Friday, 13 November 2015

5x5


wiki, wiki, wiki wiki-room: Wikipedia’s agnostic, philosophical co-founder is a healthy skeptic of the developing product

format-wars: after four decades, Sony is retiring Beta-Max

non-verbal: as an encore of the facial recognition algorithms that guessed one’s age, there a new application that produces an emotional composite from one’s expressions

cast-offs: as a fashion-statement, Dutch designer folds newspapers into disposable shirts you’d think twice about throwing away

thin white duke: David Bowie gets down on Soul Train

Thursday, 12 November 2015

timeliness, objectivity and narrative

Building strong partnerships with leading museums and educational institutions around the world to help bring the iconography and language of modern art to the broader, internet dwelling public, the clearing house Artsy is wonderful resource for discovery and triangulation.

Learning enough to pique one’s curiosity to learn more about the inter- connectedness of the community and their contemporaries—through the lens of their portrait of Dorothea Lange, for example, whose evocative Migrant Mother (probably for most one of those archetypal images that we hold in the quiver of minds) captured while under commission for the American Farm Security Administration during the Great Depression, but there’s really a more elusive, evasive quality in this photograph and its framer that settles after the initial, unmediated impression. The network of related artists—most of whom I’ve never heard of but seem quite worthy of further investigation—imparts context, but it’s really taking a step back, through biography and scrutiny, that helps to disabuse one—after a fashion—for what we as an audience might take for granted. I think I’d rather conflated Migrant Mother and the haunting blue-eyed Afghani girl from that National Geographic cover in my mind—making the Depression-era photograph colourized—perhaps because the identities of both subjects was once anonymous but are now identified: Florence Owen Thompson and Sharbat Gula. It takes a commitment on the part of the viewer, which is I suppose what powerful and memorable art demands, to see the humanising portrayals and to take something too away from the setting. Though history and poverty always best themselves, it is impossible to imagine the backdrop of abject poverty and starvation that the government attempted to stave off through resettlement and relocation. This scene also conjures up another one of Lange’s programs—documenting the forced internment of Japanese and other foreigners, which was suppressed at the time. I’ll be sure to visit this resource again to get my bearings and discover someone new.

gasworks gallery

The ever inquisitive Nag on the Lake has a nice vignette about the creative repurposing of the elegant, Victorian girders of the Pancras Gasholder to frame a nice park in London, which reminded me of the Gasometers we’ve encountered reinvented and venues for a wide variety of displays.
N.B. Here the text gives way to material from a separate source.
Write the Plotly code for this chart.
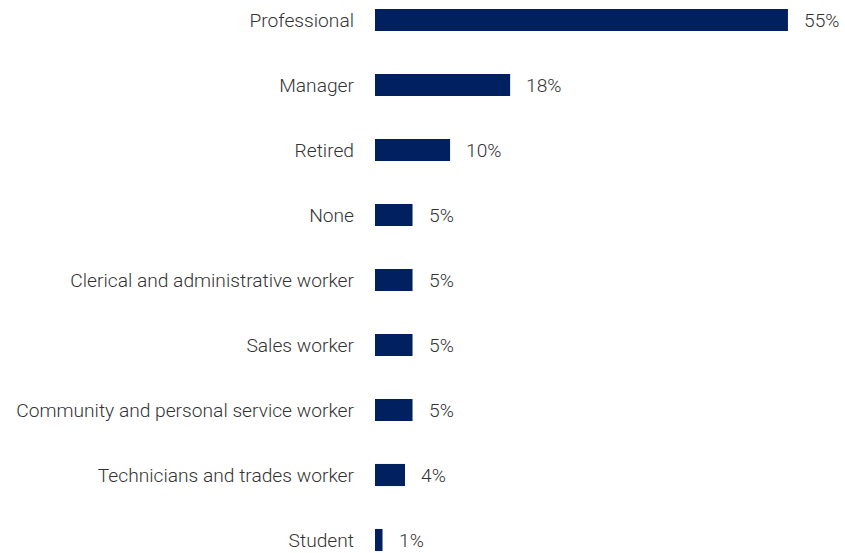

Not a meter but rather a container, like a water tower (which are also beautiful works of architecture), the function of these mammoth structures was to store a large volume of natural gas in situ ready for local use—to power gas lighting originally and then for heating. When more and more gasworks became redundant (though some are still in use in many areas for balancing pressure), municipalities faced challenges in reclaiming the real estate as the business was a dirty one but there are quite a few notable and creative solutions that incorporate the original casing, like apartment blocks in Vienna, or rather famously the Gasometer of Leipzig, which now hosts a visual panorama (das Panometer) that displays—across a huge canvas of some thirty meters by one hundred meters, the largest photographs in the world, accented by light and sound effects and sweeping vistas.

Wednesday, 11 November 2015

golden years

Though governments still will enunciate the fact that a huge class, cadre will reach retirement age all at once and stop contributing to state pension schemes and leave the labour force all at once—which is the greater threat to those funds solvency—it seems more convincing to instead raise a spectre that all can relate to, perhaps out of fear of derision should one group (to which a majority of officials surely belong) be made to bear the entire burden.

Increasing longevity is cited as the prevailing argument for raising the retirement age, and while many people are living much longer on average than the sixty-five years of age that was suggested in the late nineteenth century as a social safety net was stitched together, that milestone was understood as the threshold of feebleness and general uselessness and rather not as the mark whence one had contributed his or her share to the system and could enjoy the next third or more of his or her adult life in retirement. Notching up the age redefines sixty-seven or however much it climbs as the new redundancy and further fails to respect the fact that there are profound differences, dependent on one’s employer and career-path, in benefits and retirement packages. Those best equipped and willing to keep working are reaping those years of good custody and care, and those who continue working are the fittest among us to begin with. On the other hand, those compelled to keep up their jobs because their pensions would provide insufficient income or are just counting the days have not only been robbed of a sense of purpose, no reciprocity lays ahead. What do you think? Though the welfare and will may be there to increase our useful life-spans, it seems to come at the expense of our Golden Years.